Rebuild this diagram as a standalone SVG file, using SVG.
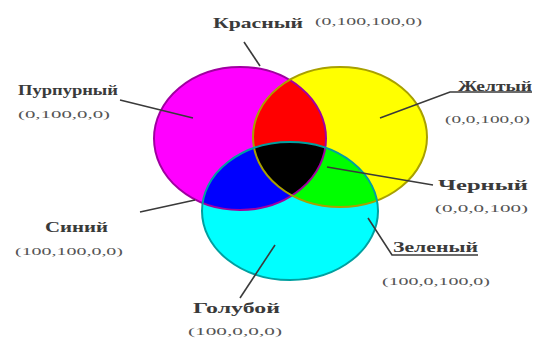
<svg xmlns="http://www.w3.org/2000/svg" width="539" height="347" viewBox="0 0 539 347">
<style>
.lbl{font-family:"Liberation Serif","Times New Roman",serif;font-size:15px;font-weight:bold;fill:#3a3a3a}
.val{font-family:"Liberation Serif","Times New Roman",serif;font-size:10px;fill:#555}
.lead{stroke:#3a3a3a;stroke-width:1.6;fill:none}
.edge{fill:none;stroke-width:2}
</style>
<defs>
<clipPath id="cM"><ellipse cx="240" cy="138.5" rx="86" ry="71.5"/></clipPath>
<clipPath id="cY"><ellipse cx="340" cy="137" rx="87" ry="70"/></clipPath>
</defs>
<rect width="539" height="347" fill="#fff"/>
<g id="circles">
<ellipse cx="240" cy="138.5" rx="86" ry="71.5" fill="#ff00ff"/>
<ellipse cx="340" cy="137" rx="87" ry="70" fill="#ffff00"/>
<ellipse cx="290" cy="211" rx="88" ry="69" fill="#00ffff"/>
<ellipse cx="340" cy="137" rx="87" ry="70" fill="#ff0000" clip-path="url(#cM)"/>
<ellipse cx="290" cy="211" rx="88" ry="69" fill="#0000ff" clip-path="url(#cM)"/>
<ellipse cx="290" cy="211" rx="88" ry="69" fill="#00ff00" clip-path="url(#cY)"/>
<g clip-path="url(#cM)"><ellipse cx="290" cy="211" rx="88" ry="69" fill="#000" clip-path="url(#cY)"/></g>
<ellipse class="edge" cx="240" cy="138.5" rx="86" ry="71.5" stroke="#a000a0"/>
<ellipse class="edge" cx="340" cy="137" rx="87" ry="70" stroke="#a8a000"/>
<ellipse class="edge" cx="290" cy="211" rx="88" ry="69" stroke="#00a0a0"/>
</g>
<g id="connectors">
<line class="lead" x1="244" y1="42" x2="260" y2="66"/>
<line class="lead" x1="120" y1="100" x2="193" y2="118"/>
<polyline class="lead" points="380,118 450,92 532,92"/>
<line class="lead" x1="327" y1="167" x2="433" y2="185"/>
<polyline class="lead" points="368,218 392,255 478,255"/>
<line class="lead" x1="140" y1="212" x2="195" y2="200"/>
<line class="lead" x1="275" y1="245" x2="240" y2="298"/>
</g>
<g id="red"><text class="lbl" x="213" y="28" textLength="90" lengthAdjust="spacingAndGlyphs">Красный</text><text class="val" x="315" y="25" textLength="107" lengthAdjust="spacingAndGlyphs">(0,100,100,0)</text></g>
<g id="magenta"><text class="lbl" x="18" y="95" font-size="12" textLength="100" lengthAdjust="spacingAndGlyphs">Пурпурный</text><text class="val" x="18" y="118" textLength="92" lengthAdjust="spacingAndGlyphs">(0,100,0,0)</text></g>
<g id="yellow"><text class="lbl" x="458" y="91" textLength="74" lengthAdjust="spacingAndGlyphs">Желтый</text><text class="val" x="445" y="123" textLength="85" lengthAdjust="spacingAndGlyphs">(0,0,100,0)</text></g>
<g id="black"><text class="lbl" x="438" y="190" textLength="90" lengthAdjust="spacingAndGlyphs">Черный</text><text class="val" x="435" y="212" textLength="93" lengthAdjust="spacingAndGlyphs">(0,0,0,100)</text></g>
<g id="green"><text class="lbl" x="393" y="252" textLength="85" lengthAdjust="spacingAndGlyphs">Зеленый</text><text class="val" x="382" y="285" textLength="108" lengthAdjust="spacingAndGlyphs">(100,0,100,0)</text></g>
<g id="blue"><text class="lbl" x="45" y="232" textLength="63" lengthAdjust="spacingAndGlyphs">Синий</text><text class="val" x="15" y="255" textLength="108" lengthAdjust="spacingAndGlyphs">(100,100,0,0)</text></g>
<g id="cyan"><text class="lbl" x="193" y="313" textLength="87" lengthAdjust="spacingAndGlyphs">Голубой</text><text class="val" x="188" y="335" textLength="94" lengthAdjust="spacingAndGlyphs">(100,0,0,0)</text></g>
</svg>
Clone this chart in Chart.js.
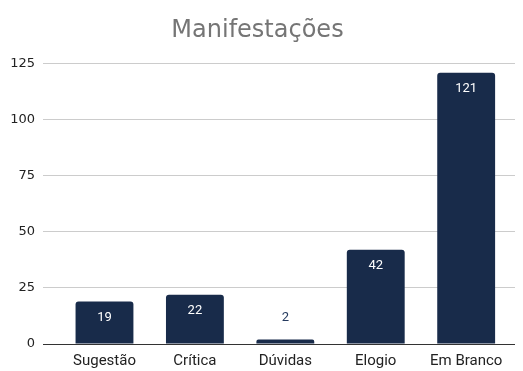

Directions: Find each line that has the word "this", then copy it out.

Task response:
Rebuild this diagram as a standalone SVG file, using SVG.
Clone this chart in Chart.js.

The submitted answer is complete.